◆ **Exercise material**:

────────

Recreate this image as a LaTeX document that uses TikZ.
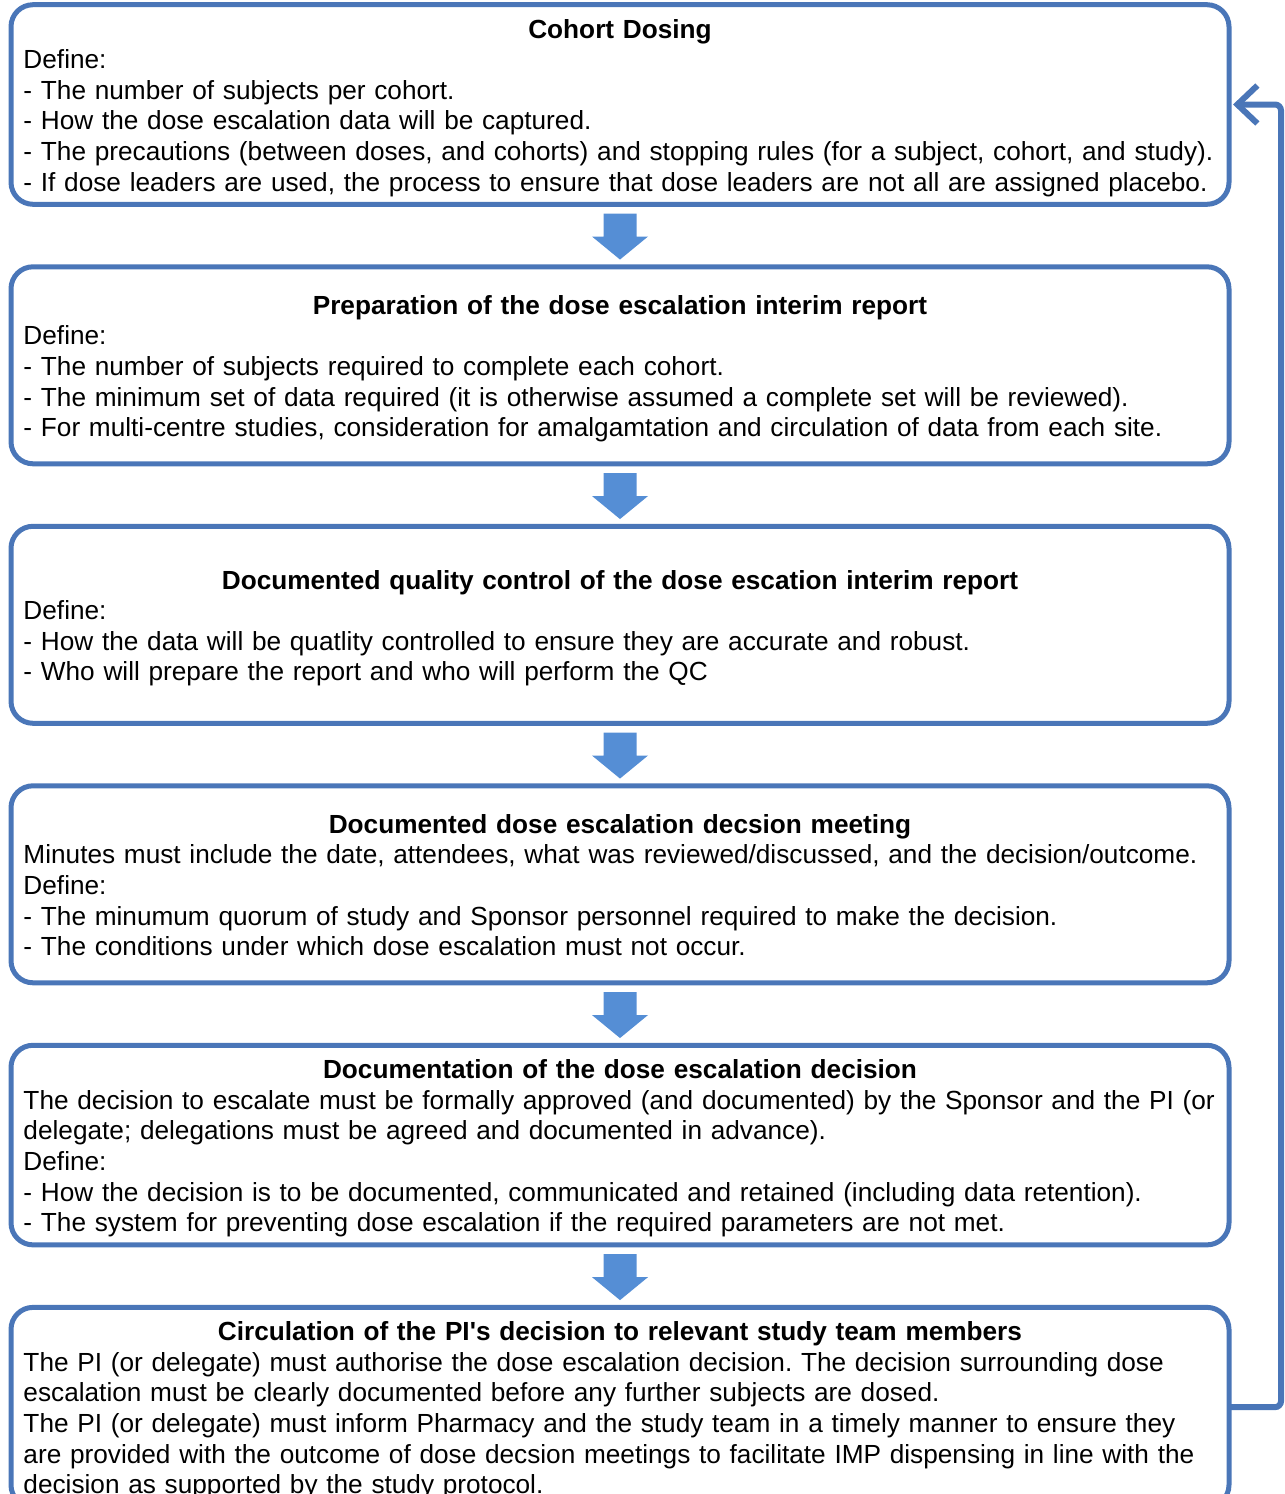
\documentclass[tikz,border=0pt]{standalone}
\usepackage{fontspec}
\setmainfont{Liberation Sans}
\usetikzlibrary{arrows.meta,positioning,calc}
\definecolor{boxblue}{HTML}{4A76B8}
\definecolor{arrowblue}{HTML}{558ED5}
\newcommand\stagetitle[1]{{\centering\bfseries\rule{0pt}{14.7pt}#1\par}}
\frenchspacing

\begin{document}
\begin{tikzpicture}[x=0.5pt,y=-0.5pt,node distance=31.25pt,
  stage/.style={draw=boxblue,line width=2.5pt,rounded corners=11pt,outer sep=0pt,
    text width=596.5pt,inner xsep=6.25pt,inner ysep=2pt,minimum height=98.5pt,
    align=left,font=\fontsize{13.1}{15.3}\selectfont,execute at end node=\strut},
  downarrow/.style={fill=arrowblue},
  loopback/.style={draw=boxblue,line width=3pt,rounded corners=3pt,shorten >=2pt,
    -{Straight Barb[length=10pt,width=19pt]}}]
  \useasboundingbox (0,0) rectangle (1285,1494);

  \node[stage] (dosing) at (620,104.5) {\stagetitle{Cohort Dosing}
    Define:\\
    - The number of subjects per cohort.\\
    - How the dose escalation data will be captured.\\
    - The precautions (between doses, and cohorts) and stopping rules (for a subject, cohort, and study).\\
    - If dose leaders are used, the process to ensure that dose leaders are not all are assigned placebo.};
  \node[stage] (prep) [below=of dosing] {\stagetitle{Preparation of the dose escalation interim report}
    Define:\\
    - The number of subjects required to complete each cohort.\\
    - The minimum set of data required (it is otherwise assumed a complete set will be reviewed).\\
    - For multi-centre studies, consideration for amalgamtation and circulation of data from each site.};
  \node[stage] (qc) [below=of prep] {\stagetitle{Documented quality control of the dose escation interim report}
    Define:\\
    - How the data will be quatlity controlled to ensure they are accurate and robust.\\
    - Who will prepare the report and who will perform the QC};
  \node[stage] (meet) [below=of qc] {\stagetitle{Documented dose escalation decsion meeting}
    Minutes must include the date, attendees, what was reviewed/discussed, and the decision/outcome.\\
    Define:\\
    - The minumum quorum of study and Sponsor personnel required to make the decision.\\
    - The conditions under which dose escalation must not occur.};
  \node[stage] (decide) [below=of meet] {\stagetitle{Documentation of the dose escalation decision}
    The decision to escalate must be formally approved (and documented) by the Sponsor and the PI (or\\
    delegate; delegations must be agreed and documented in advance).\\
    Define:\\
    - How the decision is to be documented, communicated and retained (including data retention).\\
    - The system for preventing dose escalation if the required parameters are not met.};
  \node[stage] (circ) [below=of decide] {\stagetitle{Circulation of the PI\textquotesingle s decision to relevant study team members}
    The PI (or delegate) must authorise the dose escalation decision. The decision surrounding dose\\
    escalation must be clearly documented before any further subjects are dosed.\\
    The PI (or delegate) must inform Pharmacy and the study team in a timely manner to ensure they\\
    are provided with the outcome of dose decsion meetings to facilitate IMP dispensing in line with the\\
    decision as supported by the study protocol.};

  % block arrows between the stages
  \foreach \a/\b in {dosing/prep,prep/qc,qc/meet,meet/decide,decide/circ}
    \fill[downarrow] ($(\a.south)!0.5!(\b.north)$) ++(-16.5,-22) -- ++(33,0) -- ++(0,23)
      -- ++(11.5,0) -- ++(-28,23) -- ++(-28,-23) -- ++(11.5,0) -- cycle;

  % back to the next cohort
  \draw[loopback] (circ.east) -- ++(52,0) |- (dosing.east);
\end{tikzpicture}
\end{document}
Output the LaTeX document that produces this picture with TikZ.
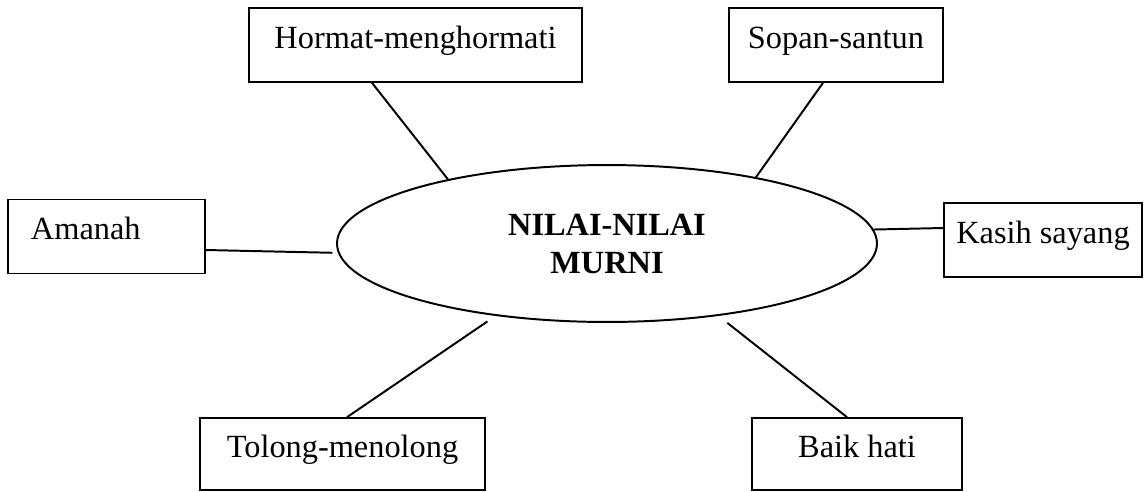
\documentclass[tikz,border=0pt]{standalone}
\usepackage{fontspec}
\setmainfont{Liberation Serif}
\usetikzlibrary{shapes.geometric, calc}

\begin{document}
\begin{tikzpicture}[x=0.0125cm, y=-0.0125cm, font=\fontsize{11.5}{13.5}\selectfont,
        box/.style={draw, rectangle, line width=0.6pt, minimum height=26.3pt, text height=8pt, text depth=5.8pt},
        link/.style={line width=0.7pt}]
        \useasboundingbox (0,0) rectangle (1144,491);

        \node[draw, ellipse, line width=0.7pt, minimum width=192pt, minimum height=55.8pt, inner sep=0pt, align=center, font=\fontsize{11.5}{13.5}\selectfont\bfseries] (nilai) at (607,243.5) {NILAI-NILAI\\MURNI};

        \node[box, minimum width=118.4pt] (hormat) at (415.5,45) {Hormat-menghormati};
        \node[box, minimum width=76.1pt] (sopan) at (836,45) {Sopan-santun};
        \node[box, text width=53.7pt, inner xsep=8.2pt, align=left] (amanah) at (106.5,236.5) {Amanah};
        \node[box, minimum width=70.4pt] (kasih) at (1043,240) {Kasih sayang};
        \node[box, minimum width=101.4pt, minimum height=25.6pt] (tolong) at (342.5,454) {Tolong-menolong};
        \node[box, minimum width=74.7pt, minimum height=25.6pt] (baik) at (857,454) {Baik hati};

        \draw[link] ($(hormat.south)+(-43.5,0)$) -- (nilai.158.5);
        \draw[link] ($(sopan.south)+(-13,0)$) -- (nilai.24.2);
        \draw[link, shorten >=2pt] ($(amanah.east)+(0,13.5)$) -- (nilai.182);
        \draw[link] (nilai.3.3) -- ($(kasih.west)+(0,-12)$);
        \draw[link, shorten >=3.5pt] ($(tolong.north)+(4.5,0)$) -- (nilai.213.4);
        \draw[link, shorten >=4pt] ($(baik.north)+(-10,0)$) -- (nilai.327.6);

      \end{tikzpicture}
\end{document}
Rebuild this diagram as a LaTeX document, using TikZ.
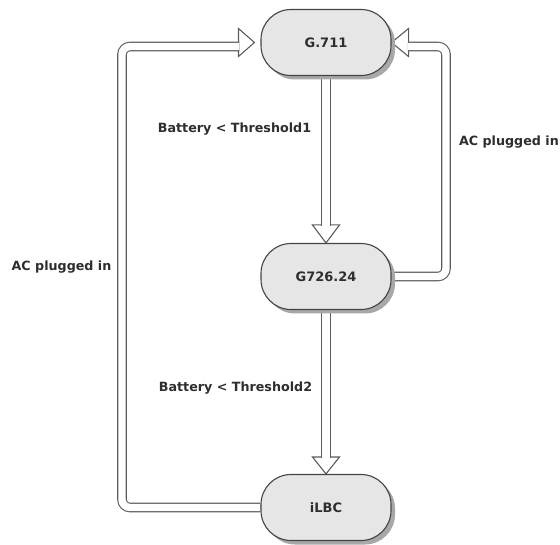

────────

◆ **What is required**: Quote each record exactly as it stands, minus the pictures.

◆ **Answer below**:
Recreate this image as a LaTeX document that uses TikZ.
\documentclass[tikz,border=0pt]{standalone}
\usepackage{fontspec}
\setmainfont{Liberation Sans}
\usetikzlibrary{arrows.meta,positioning,calc}
\definecolor{boxblue}{HTML}{4A76B8}
\definecolor{arrowblue}{HTML}{558ED5}
\newcommand\stagetitle[1]{{\centering\bfseries\rule{0pt}{14.7pt}#1\par}}
\frenchspacing

\begin{document}
\begin{tikzpicture}[x=0.5pt,y=-0.5pt,node distance=31.25pt,
  stage/.style={draw=boxblue,line width=2.5pt,rounded corners=11pt,outer sep=0pt,
    text width=596.5pt,inner xsep=6.25pt,inner ysep=2pt,minimum height=98.5pt,
    align=left,font=\fontsize{13.1}{15.3}\selectfont,execute at end node=\strut},
  downarrow/.style={fill=arrowblue},
  loopback/.style={draw=boxblue,line width=3pt,rounded corners=3pt,shorten >=2pt,
    -{Straight Barb[length=10pt,width=19pt]}}]
  \useasboundingbox (0,0) rectangle (1285,1494);

  \node[stage] (dosing) at (620,104.5) {\stagetitle{Cohort Dosing}
    Define:\\
    - The number of subjects per cohort.\\
    - How the dose escalation data will be captured.\\
    - The precautions (between doses, and cohorts) and stopping rules (for a subject, cohort, and study).\\
    - If dose leaders are used, the process to ensure that dose leaders are not all are assigned placebo.};
  \node[stage] (prep) [below=of dosing] {\stagetitle{Preparation of the dose escalation interim report}
    Define:\\
    - The number of subjects required to complete each cohort.\\
    - The minimum set of data required (it is otherwise assumed a complete set will be reviewed).\\
    - For multi-centre studies, consideration for amalgamtation and circulation of data from each site.};
  \node[stage] (qc) [below=of prep] {\stagetitle{Documented quality control of the dose escation interim report}
    Define:\\
    - How the data will be quatlity controlled to ensure they are accurate and robust.\\
    - Who will prepare the report and who will perform the QC};
  \node[stage] (meet) [below=of qc] {\stagetitle{Documented dose escalation decsion meeting}
    Minutes must include the date, attendees, what was reviewed/discussed, and the decision/outcome.\\
    Define:\\
    - The minumum quorum of study and Sponsor personnel required to make the decision.\\
    - The conditions under which dose escalation must not occur.};
  \node[stage] (decide) [below=of meet] {\stagetitle{Documentation of the dose escalation decision}
    The decision to escalate must be formally approved (and documented) by the Sponsor and the PI (or\\
    delegate; delegations must be agreed and documented in advance).\\
    Define:\\
    - How the decision is to be documented, communicated and retained (including data retention).\\
    - The system for preventing dose escalation if the required parameters are not met.};
  \node[stage] (circ) [below=of decide] {\stagetitle{Circulation of the PI\textquotesingle s decision to relevant study team members}
    The PI (or delegate) must authorise the dose escalation decision. The decision surrounding dose\\
    escalation must be clearly documented before any further subjects are dosed.\\
    The PI (or delegate) must inform Pharmacy and the study team in a timely manner to ensure they\\
    are provided with the outcome of dose decsion meetings to facilitate IMP dispensing in line with the\\
    decision as supported by the study protocol.};

  % block arrows between the stages
  \foreach \a/\b in {dosing/prep,prep/qc,qc/meet,meet/decide,decide/circ}
    \fill[downarrow] ($(\a.south)!0.5!(\b.north)$) ++(-16.5,-22) -- ++(33,0) -- ++(0,23)
      -- ++(11.5,0) -- ++(-28,23) -- ++(-28,-23) -- ++(11.5,0) -- cycle;

  % back to the next cohort
  \draw[loopback] (circ.east) -- ++(52,0) |- (dosing.east);
\end{tikzpicture}
\end{document}
Output the LaTeX document that produces this picture with TikZ.
\documentclass[tikz,border=0pt]{standalone}
\usepackage{fontspec}
\setmainfont{Liberation Serif}
\usetikzlibrary{shapes.geometric, calc}

\begin{document}
\begin{tikzpicture}[x=0.0125cm, y=-0.0125cm, font=\fontsize{11.5}{13.5}\selectfont,
        box/.style={draw, rectangle, line width=0.6pt, minimum height=26.3pt, text height=8pt, text depth=5.8pt},
        link/.style={line width=0.7pt}]
        \useasboundingbox (0,0) rectangle (1144,491);

        \node[draw, ellipse, line width=0.7pt, minimum width=192pt, minimum height=55.8pt, inner sep=0pt, align=center, font=\fontsize{11.5}{13.5}\selectfont\bfseries] (nilai) at (607,243.5) {NILAI-NILAI\\MURNI};

        \node[box, minimum width=118.4pt] (hormat) at (415.5,45) {Hormat-menghormati};
        \node[box, minimum width=76.1pt] (sopan) at (836,45) {Sopan-santun};
        \node[box, text width=53.7pt, inner xsep=8.2pt, align=left] (amanah) at (106.5,236.5) {Amanah};
        \node[box, minimum width=70.4pt] (kasih) at (1043,240) {Kasih sayang};
        \node[box, minimum width=101.4pt, minimum height=25.6pt] (tolong) at (342.5,454) {Tolong-menolong};
        \node[box, minimum width=74.7pt, minimum height=25.6pt] (baik) at (857,454) {Baik hati};

        \draw[link] ($(hormat.south)+(-43.5,0)$) -- (nilai.158.5);
        \draw[link] ($(sopan.south)+(-13,0)$) -- (nilai.24.2);
        \draw[link, shorten >=2pt] ($(amanah.east)+(0,13.5)$) -- (nilai.182);
        \draw[link] (nilai.3.3) -- ($(kasih.west)+(0,-12)$);
        \draw[link, shorten >=3.5pt] ($(tolong.north)+(4.5,0)$) -- (nilai.213.4);
        \draw[link, shorten >=4pt] ($(baik.north)+(-10,0)$) -- (nilai.327.6);

      \end{tikzpicture}
\end{document}
Rebuild this diagram as a LaTeX document, using TikZ.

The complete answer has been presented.